Chronique

François Bréant

La Nuit des lapins géants

François Bréant (kb, acc, perc, voc, balafon), Daniel Beaussié (cl, clb), Jean-Lou Descamps (vln, alto), Thomas Dalle (perc, effets), Nicolas Guéret (ts, ss), Christian Martinez (tp, bugle).

Label / Distribution : Assai Records

40 ans ! Il aura donc fallu quatre décennies exactement pour que François Bréant donne une suite à deux albums gravés dans les mémoires de celles ou ceux qui avaient aimé chez le claviériste une itinérance à forte connotation cinématographique, dans le sillage du rock progressif (et plus) et de formations au sein desquelles il s’était illustré auparavant (Cruciferius, Nemo, …). Il y avait d’abord eu Sons optiques en 1978, puis Voyeur extra-lucide l’année suivante. À ses côtés, quelques pointures comme Didier Lockwood, Jean-Michel Kajdan, Jean-Louis Chautemps, Albert Marcœur, sans oublier des voix en provenance de la planète Magma, telles celles de Klaus Blasquiz ou Stella Vander. L’imaginaire de François Bréant était coloré, ludique et tendre à la fois. Il nous manquait, il faut bien le dire, à nous tous qui scrutions (et écoutons toujours) ces deux vinyles en forme de diptyque définitif.

On ne peut donc que remercier chaleureusement Bertrand Lajudie et Stéphane Chausse, qui veillent sur le label Assaï Records, de lui avoir offert la possibilité d’un troisième épisode qu’on finissait par ne plus espérer. Il est vrai qu’entre temps, Bréant n’avait pas manqué de travail : Bernard Lavilliers, Alain Bashung, Jacques Higelin, Hubert-Félix Thiéfaine ou Salif Keita ont eu en commun la bonne idée de s’assurer son concours, de même que quelques cinéastes (Jacques Rivette notamment). De quoi être très content pour lui mais… tout de même, on aurait volontiers goûté à nouveau à la fraîcheur de son univers bariolé.

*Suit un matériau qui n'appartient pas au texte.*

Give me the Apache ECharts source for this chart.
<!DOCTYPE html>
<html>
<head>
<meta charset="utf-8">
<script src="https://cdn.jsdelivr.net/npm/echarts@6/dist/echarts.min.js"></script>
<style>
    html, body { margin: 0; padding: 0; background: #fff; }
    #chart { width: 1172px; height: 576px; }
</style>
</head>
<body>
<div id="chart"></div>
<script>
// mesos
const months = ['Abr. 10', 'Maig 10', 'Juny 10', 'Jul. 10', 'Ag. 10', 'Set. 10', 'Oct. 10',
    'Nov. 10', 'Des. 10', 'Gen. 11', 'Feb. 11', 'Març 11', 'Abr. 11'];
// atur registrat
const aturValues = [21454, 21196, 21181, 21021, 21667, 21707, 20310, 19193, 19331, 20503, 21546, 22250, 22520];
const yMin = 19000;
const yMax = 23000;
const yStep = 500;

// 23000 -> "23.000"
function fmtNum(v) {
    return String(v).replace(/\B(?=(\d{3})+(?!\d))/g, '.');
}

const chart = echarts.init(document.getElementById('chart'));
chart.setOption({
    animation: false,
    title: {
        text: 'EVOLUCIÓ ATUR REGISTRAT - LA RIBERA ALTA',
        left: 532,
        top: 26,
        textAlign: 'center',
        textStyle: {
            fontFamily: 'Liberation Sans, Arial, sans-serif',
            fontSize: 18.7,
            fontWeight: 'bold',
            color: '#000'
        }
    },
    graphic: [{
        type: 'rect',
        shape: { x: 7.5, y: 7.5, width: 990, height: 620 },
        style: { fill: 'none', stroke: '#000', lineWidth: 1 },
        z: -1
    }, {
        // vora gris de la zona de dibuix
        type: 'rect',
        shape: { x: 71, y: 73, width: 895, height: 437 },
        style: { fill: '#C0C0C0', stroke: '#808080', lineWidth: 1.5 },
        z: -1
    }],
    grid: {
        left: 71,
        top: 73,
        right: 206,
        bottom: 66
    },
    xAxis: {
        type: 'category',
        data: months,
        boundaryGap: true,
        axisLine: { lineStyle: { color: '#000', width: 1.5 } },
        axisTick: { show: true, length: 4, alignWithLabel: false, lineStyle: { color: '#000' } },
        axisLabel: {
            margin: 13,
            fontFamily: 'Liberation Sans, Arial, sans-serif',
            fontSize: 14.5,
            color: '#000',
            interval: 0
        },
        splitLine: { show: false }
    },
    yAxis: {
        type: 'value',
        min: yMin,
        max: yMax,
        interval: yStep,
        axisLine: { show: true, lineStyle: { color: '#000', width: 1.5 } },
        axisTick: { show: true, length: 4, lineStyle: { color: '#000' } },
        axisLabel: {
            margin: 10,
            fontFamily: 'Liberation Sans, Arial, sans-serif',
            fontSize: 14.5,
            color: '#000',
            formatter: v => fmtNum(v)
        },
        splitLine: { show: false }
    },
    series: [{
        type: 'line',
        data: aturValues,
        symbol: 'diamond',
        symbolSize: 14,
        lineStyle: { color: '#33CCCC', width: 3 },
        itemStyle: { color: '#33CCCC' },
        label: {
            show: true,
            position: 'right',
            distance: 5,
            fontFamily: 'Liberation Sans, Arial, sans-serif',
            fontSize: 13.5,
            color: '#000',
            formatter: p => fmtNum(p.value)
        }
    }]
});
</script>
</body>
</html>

Avec sa pochette et son titre de film fantastique de série B un tantinet rétro, La Nuit des lapins géants ne déçoit pas, tant s’en faut. Par instants, on se dit même que toutes ces années ont été effacées d’un coup de baguette magique. La virtuosité joyeuse de François Bréant est au rendez-vous, chacune des douze compositions se présentant – et en cela, le disque est dans la continuité de ses prédécesseurs – comme une invitation à y projeter soi-même des images. Les sources d’inspiration sont multiples, souvent ancrées dans le quotidien (en terrasse, sur la plage, pendant une sieste, en compagnie d’un chat…) et la contemplation des beautés de la nature. Chaque moment de vie semble un point de départ possible à la naissance d’une mélodie affranchie des styles. Tout cela file à la vitesse de l’éclair, on ne s’ennuie pas un seul instant et on se laisse embarquer dans un grenier aux évocations sonores à la tendre poésie desquelles il est inutile de vouloir échapper. Quant aux musiciens qui entourent l’organisateur de ce « bric-à-brac » un peu fou, s’ils ne sont plus ceux des deux premiers disques, ils trouvent naturellement leur place dans cette petite folie dont François Bréant affirme qu’elle n’est ni classique, ni jazz, ni world, ni rock progressif mais… quand même un peu. De quoi démontrer que la théorie du « en même temps » peut revêtir parfois des atours séduisants.